__REQUIRED WORK__
Each line of the material below should be reproduced exactly.

__GIVEN DATA__

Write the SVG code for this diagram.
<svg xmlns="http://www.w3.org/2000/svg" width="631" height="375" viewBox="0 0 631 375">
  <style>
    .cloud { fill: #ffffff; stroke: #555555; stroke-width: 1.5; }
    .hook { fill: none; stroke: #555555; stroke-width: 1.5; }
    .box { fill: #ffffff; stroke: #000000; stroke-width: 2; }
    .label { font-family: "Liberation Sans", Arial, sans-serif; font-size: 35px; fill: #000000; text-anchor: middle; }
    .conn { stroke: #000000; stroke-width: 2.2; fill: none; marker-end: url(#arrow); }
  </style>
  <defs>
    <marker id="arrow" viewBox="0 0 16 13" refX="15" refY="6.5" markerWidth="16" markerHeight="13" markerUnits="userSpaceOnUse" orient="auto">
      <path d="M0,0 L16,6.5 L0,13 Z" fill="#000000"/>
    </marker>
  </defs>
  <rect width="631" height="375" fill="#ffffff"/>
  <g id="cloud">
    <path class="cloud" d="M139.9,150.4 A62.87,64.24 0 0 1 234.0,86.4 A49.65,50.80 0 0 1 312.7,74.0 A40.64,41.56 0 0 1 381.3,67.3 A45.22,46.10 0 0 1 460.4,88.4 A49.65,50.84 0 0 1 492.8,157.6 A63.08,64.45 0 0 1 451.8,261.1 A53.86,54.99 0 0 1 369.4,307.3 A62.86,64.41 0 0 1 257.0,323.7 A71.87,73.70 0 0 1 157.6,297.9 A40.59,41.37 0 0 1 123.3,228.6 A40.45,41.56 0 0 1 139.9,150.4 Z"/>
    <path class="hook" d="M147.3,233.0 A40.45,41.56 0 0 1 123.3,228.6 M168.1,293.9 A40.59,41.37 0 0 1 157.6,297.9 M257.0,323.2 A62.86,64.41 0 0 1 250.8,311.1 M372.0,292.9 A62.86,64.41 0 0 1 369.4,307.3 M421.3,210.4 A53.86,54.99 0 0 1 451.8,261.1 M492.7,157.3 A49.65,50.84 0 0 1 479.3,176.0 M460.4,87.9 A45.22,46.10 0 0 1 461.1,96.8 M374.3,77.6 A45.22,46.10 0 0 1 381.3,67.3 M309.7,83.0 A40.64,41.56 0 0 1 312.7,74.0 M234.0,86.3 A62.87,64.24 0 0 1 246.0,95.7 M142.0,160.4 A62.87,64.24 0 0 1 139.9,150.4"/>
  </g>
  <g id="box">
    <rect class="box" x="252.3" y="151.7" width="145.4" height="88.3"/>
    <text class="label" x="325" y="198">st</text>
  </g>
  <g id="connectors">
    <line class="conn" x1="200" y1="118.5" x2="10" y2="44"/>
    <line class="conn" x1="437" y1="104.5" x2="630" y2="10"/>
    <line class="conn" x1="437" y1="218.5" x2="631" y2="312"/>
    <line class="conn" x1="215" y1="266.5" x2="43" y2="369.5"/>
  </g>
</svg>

__ANSWER TO THIS TASK__
Write the SVG code for this diagram.
<svg xmlns="http://www.w3.org/2000/svg" width="631" height="375" viewBox="0 0 631 375">
  <style>
    .cloud { fill: #ffffff; stroke: #555555; stroke-width: 1.5; }
    .hook { fill: none; stroke: #555555; stroke-width: 1.5; }
    .box { fill: #ffffff; stroke: #000000; stroke-width: 2; }
    .label { font-family: "Liberation Sans", Arial, sans-serif; font-size: 35px; fill: #000000; text-anchor: middle; }
    .conn { stroke: #000000; stroke-width: 2.2; fill: none; marker-end: url(#arrow); }
  </style>
  <defs>
    <marker id="arrow" viewBox="0 0 16 13" refX="15" refY="6.5" markerWidth="16" markerHeight="13" markerUnits="userSpaceOnUse" orient="auto">
      <path d="M0,0 L16,6.5 L0,13 Z" fill="#000000"/>
    </marker>
  </defs>
  <rect width="631" height="375" fill="#ffffff"/>
  <g id="cloud">
    <path class="cloud" d="M139.9,150.4 A62.87,64.24 0 0 1 234.0,86.4 A49.65,50.80 0 0 1 312.7,74.0 A40.64,41.56 0 0 1 381.3,67.3 A45.22,46.10 0 0 1 460.4,88.4 A49.65,50.84 0 0 1 492.8,157.6 A63.08,64.45 0 0 1 451.8,261.1 A53.86,54.99 0 0 1 369.4,307.3 A62.86,64.41 0 0 1 257.0,323.7 A71.87,73.70 0 0 1 157.6,297.9 A40.59,41.37 0 0 1 123.3,228.6 A40.45,41.56 0 0 1 139.9,150.4 Z"/>
    <path class="hook" d="M147.3,233.0 A40.45,41.56 0 0 1 123.3,228.6 M168.1,293.9 A40.59,41.37 0 0 1 157.6,297.9 M257.0,323.2 A62.86,64.41 0 0 1 250.8,311.1 M372.0,292.9 A62.86,64.41 0 0 1 369.4,307.3 M421.3,210.4 A53.86,54.99 0 0 1 451.8,261.1 M492.7,157.3 A49.65,50.84 0 0 1 479.3,176.0 M460.4,87.9 A45.22,46.10 0 0 1 461.1,96.8 M374.3,77.6 A45.22,46.10 0 0 1 381.3,67.3 M309.7,83.0 A40.64,41.56 0 0 1 312.7,74.0 M234.0,86.3 A62.87,64.24 0 0 1 246.0,95.7 M142.0,160.4 A62.87,64.24 0 0 1 139.9,150.4"/>
  </g>
  <g id="box">
    <rect class="box" x="252.3" y="151.7" width="145.4" height="88.3"/>
    <text class="label" x="325" y="198">st</text>
  </g>
  <g id="connectors">
    <line class="conn" x1="200" y1="118.5" x2="10" y2="44"/>
    <line class="conn" x1="437" y1="104.5" x2="630" y2="10"/>
    <line class="conn" x1="437" y1="218.5" x2="631" y2="312"/>
    <line class="conn" x1="215" y1="266.5" x2="43" y2="369.5"/>
  </g>
</svg>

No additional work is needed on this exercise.